Reproduce the listing below verbatim.

======== RECORDED INFORMATION ========

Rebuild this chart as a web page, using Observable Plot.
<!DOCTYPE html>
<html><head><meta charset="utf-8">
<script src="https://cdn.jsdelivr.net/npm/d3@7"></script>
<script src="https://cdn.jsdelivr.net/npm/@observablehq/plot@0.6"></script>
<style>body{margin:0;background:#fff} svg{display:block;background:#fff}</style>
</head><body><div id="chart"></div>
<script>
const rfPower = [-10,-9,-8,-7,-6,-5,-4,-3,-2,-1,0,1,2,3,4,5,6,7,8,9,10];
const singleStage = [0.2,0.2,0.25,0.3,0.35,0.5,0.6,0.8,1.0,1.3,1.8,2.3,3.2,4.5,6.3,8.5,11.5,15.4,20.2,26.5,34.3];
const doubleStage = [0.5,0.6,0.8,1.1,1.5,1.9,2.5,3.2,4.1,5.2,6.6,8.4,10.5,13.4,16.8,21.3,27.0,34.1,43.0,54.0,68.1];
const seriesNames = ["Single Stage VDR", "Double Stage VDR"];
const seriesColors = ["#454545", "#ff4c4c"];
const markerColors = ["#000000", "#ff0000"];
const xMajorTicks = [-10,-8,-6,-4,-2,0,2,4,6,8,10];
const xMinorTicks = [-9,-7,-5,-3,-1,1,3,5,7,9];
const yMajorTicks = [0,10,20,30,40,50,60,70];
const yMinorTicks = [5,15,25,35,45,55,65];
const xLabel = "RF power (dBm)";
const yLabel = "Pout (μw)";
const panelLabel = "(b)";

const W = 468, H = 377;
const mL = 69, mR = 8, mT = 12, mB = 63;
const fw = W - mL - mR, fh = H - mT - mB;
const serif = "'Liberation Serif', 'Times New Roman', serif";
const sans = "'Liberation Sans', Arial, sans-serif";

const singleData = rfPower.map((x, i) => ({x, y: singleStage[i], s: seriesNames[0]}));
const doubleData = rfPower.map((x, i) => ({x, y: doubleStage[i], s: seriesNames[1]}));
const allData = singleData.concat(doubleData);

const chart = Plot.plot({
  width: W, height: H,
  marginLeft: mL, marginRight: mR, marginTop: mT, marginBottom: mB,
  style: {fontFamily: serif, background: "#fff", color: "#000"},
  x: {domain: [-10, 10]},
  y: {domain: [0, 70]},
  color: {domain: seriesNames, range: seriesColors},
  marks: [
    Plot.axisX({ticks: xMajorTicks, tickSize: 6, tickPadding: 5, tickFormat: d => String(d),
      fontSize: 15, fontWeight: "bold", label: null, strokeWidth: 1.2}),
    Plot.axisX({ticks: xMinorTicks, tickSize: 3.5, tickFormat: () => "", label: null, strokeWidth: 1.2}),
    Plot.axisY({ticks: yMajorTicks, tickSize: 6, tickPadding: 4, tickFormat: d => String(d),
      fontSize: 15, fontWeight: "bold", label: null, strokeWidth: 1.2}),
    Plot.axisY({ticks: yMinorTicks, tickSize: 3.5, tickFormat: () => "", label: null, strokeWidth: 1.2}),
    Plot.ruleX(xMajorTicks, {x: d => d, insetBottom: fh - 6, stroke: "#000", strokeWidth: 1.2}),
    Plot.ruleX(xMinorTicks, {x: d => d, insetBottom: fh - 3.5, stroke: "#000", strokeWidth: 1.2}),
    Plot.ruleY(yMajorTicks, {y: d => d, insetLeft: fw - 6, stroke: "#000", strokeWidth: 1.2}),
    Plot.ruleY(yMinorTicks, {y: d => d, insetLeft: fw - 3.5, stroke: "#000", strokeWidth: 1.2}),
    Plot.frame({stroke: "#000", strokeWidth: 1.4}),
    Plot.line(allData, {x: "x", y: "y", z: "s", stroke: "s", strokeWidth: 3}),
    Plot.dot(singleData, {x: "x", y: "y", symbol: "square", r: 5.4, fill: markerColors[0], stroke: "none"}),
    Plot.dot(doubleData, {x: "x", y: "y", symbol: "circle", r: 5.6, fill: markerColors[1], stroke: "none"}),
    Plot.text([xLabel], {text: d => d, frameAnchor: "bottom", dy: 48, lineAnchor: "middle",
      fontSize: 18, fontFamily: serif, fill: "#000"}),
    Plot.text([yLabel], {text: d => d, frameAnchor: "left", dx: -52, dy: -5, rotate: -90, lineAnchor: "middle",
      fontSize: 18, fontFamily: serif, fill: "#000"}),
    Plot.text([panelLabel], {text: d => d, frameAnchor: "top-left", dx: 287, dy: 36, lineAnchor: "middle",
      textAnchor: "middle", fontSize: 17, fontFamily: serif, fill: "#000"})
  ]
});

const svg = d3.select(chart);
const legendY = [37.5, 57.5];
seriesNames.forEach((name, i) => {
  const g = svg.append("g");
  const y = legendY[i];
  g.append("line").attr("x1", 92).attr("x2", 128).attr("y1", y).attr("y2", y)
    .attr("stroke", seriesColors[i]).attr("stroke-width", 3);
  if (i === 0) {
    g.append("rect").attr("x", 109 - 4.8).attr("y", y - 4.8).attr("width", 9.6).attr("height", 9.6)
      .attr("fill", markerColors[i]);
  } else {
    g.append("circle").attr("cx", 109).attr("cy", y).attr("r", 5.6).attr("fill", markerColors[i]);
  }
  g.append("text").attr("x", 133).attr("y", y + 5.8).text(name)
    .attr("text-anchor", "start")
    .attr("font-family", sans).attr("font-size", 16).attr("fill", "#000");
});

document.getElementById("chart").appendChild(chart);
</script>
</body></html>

========

→ **EXERCISE ANSWER**
Rebuild this chart as a web page, using Observable Plot.
<!DOCTYPE html>
<html><head><meta charset="utf-8">
<script src="https://cdn.jsdelivr.net/npm/d3@7"></script>
<script src="https://cdn.jsdelivr.net/npm/@observablehq/plot@0.6"></script>
<style>body{margin:0;background:#fff} svg{display:block;background:#fff}</style>
</head><body><div id="chart"></div>
<script>
const rfPower = [-10,-9,-8,-7,-6,-5,-4,-3,-2,-1,0,1,2,3,4,5,6,7,8,9,10];
const singleStage = [0.2,0.2,0.25,0.3,0.35,0.5,0.6,0.8,1.0,1.3,1.8,2.3,3.2,4.5,6.3,8.5,11.5,15.4,20.2,26.5,34.3];
const doubleStage = [0.5,0.6,0.8,1.1,1.5,1.9,2.5,3.2,4.1,5.2,6.6,8.4,10.5,13.4,16.8,21.3,27.0,34.1,43.0,54.0,68.1];
const seriesNames = ["Single Stage VDR", "Double Stage VDR"];
const seriesColors = ["#454545", "#ff4c4c"];
const markerColors = ["#000000", "#ff0000"];
const xMajorTicks = [-10,-8,-6,-4,-2,0,2,4,6,8,10];
const xMinorTicks = [-9,-7,-5,-3,-1,1,3,5,7,9];
const yMajorTicks = [0,10,20,30,40,50,60,70];
const yMinorTicks = [5,15,25,35,45,55,65];
const xLabel = "RF power (dBm)";
const yLabel = "Pout (μw)";
const panelLabel = "(b)";

const W = 468, H = 377;
const mL = 69, mR = 8, mT = 12, mB = 63;
const fw = W - mL - mR, fh = H - mT - mB;
const serif = "'Liberation Serif', 'Times New Roman', serif";
const sans = "'Liberation Sans', Arial, sans-serif";

const singleData = rfPower.map((x, i) => ({x, y: singleStage[i], s: seriesNames[0]}));
const doubleData = rfPower.map((x, i) => ({x, y: doubleStage[i], s: seriesNames[1]}));
const allData = singleData.concat(doubleData);

const chart = Plot.plot({
  width: W, height: H,
  marginLeft: mL, marginRight: mR, marginTop: mT, marginBottom: mB,
  style: {fontFamily: serif, background: "#fff", color: "#000"},
  x: {domain: [-10, 10]},
  y: {domain: [0, 70]},
  color: {domain: seriesNames, range: seriesColors},
  marks: [
    Plot.axisX({ticks: xMajorTicks, tickSize: 6, tickPadding: 5, tickFormat: d => String(d),
      fontSize: 15, fontWeight: "bold", label: null, strokeWidth: 1.2}),
    Plot.axisX({ticks: xMinorTicks, tickSize: 3.5, tickFormat: () => "", label: null, strokeWidth: 1.2}),
    Plot.axisY({ticks: yMajorTicks, tickSize: 6, tickPadding: 4, tickFormat: d => String(d),
      fontSize: 15, fontWeight: "bold", label: null, strokeWidth: 1.2}),
    Plot.axisY({ticks: yMinorTicks, tickSize: 3.5, tickFormat: () => "", label: null, strokeWidth: 1.2}),
    Plot.ruleX(xMajorTicks, {x: d => d, insetBottom: fh - 6, stroke: "#000", strokeWidth: 1.2}),
    Plot.ruleX(xMinorTicks, {x: d => d, insetBottom: fh - 3.5, stroke: "#000", strokeWidth: 1.2}),
    Plot.ruleY(yMajorTicks, {y: d => d, insetLeft: fw - 6, stroke: "#000", strokeWidth: 1.2}),
    Plot.ruleY(yMinorTicks, {y: d => d, insetLeft: fw - 3.5, stroke: "#000", strokeWidth: 1.2}),
    Plot.frame({stroke: "#000", strokeWidth: 1.4}),
    Plot.line(allData, {x: "x", y: "y", z: "s", stroke: "s", strokeWidth: 3}),
    Plot.dot(singleData, {x: "x", y: "y", symbol: "square", r: 5.4, fill: markerColors[0], stroke: "none"}),
    Plot.dot(doubleData, {x: "x", y: "y", symbol: "circle", r: 5.6, fill: markerColors[1], stroke: "none"}),
    Plot.text([xLabel], {text: d => d, frameAnchor: "bottom", dy: 48, lineAnchor: "middle",
      fontSize: 18, fontFamily: serif, fill: "#000"}),
    Plot.text([yLabel], {text: d => d, frameAnchor: "left", dx: -52, dy: -5, rotate: -90, lineAnchor: "middle",
      fontSize: 18, fontFamily: serif, fill: "#000"}),
    Plot.text([panelLabel], {text: d => d, frameAnchor: "top-left", dx: 287, dy: 36, lineAnchor: "middle",
      textAnchor: "middle", fontSize: 17, fontFamily: serif, fill: "#000"})
  ]
});

const svg = d3.select(chart);
const legendY = [37.5, 57.5];
seriesNames.forEach((name, i) => {
  const g = svg.append("g");
  const y = legendY[i];
  g.append("line").attr("x1", 92).attr("x2", 128).attr("y1", y).attr("y2", y)
    .attr("stroke", seriesColors[i]).attr("stroke-width", 3);
  if (i === 0) {
    g.append("rect").attr("x", 109 - 4.8).attr("y", y - 4.8).attr("width", 9.6).attr("height", 9.6)
      .attr("fill", markerColors[i]);
  } else {
    g.append("circle").attr("cx", 109).attr("cy", y).attr("r", 5.6).attr("fill", markerColors[i]);
  }
  g.append("text").attr("x", 133).attr("y", y + 5.8).text(name)
    .attr("text-anchor", "start")
    .attr("font-family", sans).attr("font-size", 16).attr("fill", "#000");
});

document.getElementById("chart").appendChild(chart);
</script>
</body></html>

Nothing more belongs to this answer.